Perry also launched a petition asking residents to “send a clear message that the abortion industry should not set up shop in our backyard.”

Two weeks after the lawmakers sent the letter to Pope, more than 200 Lubbock residents gathered outside of Lubbock’s Citizen’s Tower to express support for the proposed ordinance.

“This is not a matter that can wait until after the November election but must be addressed now,” Mark Lee Dickson, the director of Right to Life of East Texas, said in a Facebook post featuring pictures of the gathering. “The Mayor and City Council have the opportunity to save a countless number of unborn children from being murdered within their city limits. The choice is theirs.”

Two years ago, a majority of Republican primary voters in Lubbock voted in favor of proposition 7 to abolish abortion. The proposition received the support of 15,480 Republican voters in Lubbock while 5,986 opposed it.

The Sanctuary Cities for the Unborn initiative, led by Dickson and Right to Life of East Texas, had its first success last year when the East Texas city of Waskom became the first sanctuary city for the unborn.

Since then, 13 other Texas cities have followed suit. While the ACLU filed a lawsuit against seven of the cities that have become sanctuary cities for the unborn, it ultimately dropped the lawsuit.

Besides Lubbock, efforts to create sanctuary cities for the unborn extend into other larger Texas cities, including Abilene and San Angelo, both of which have more than 100,000 residents.

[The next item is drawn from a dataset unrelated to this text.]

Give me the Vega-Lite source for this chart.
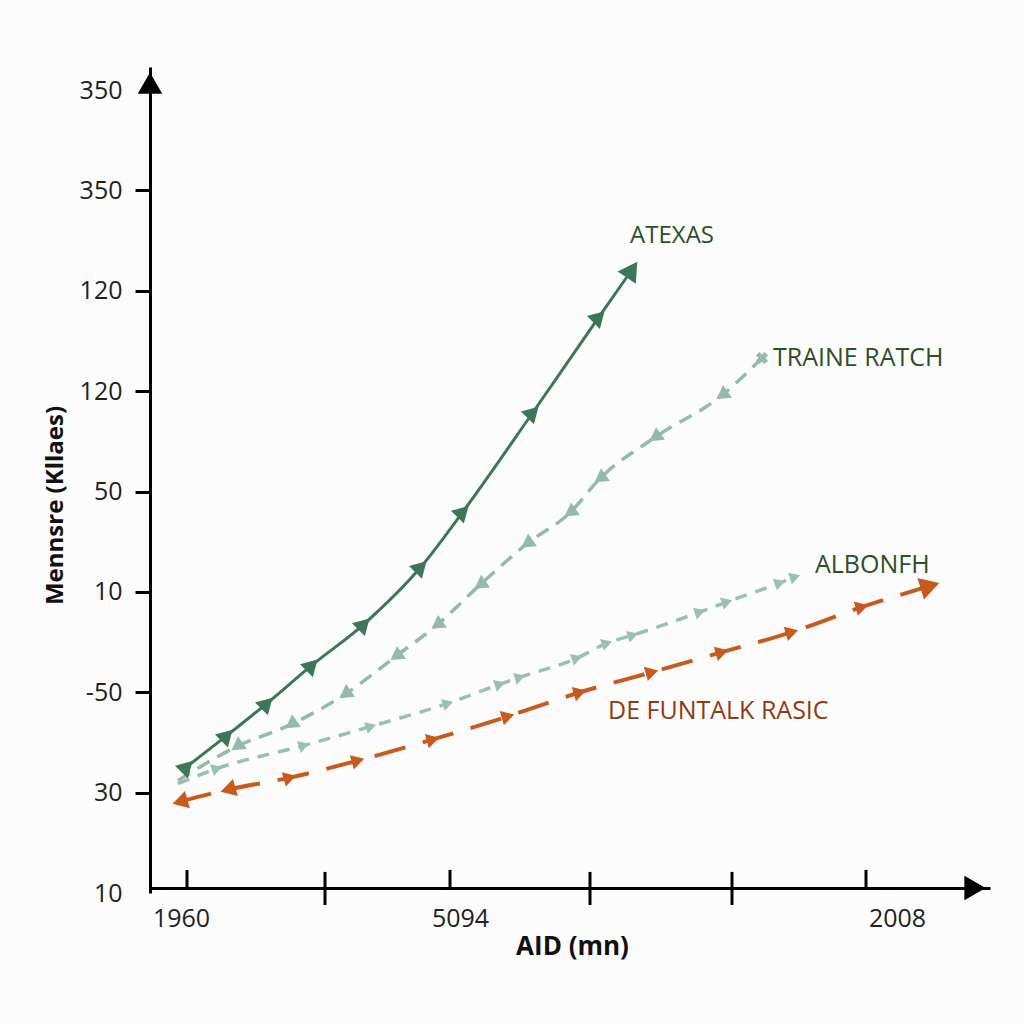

The city of Big Spring, which has a population of slightly less than 30,000, is the largest city so far to have passed an ordinance banning abortion within city limits.

While Right to Life of East Texas has succeeded in convincing several Texas cities to establish themselves as sanctuaries for unborn babies, that has not stopped other Texas municipalities from going in the other direction on the issue of abortion.

The pro-life organization labeled Austin, the capital of Texas and one of the state’s largest metropolitan centers, as a “city of death” after its city council voted to “allocate $150,000 of taxpayer funds to help fund travel, lodging, child-care, and other support for Austin women who are planning on aborting their unborn child.”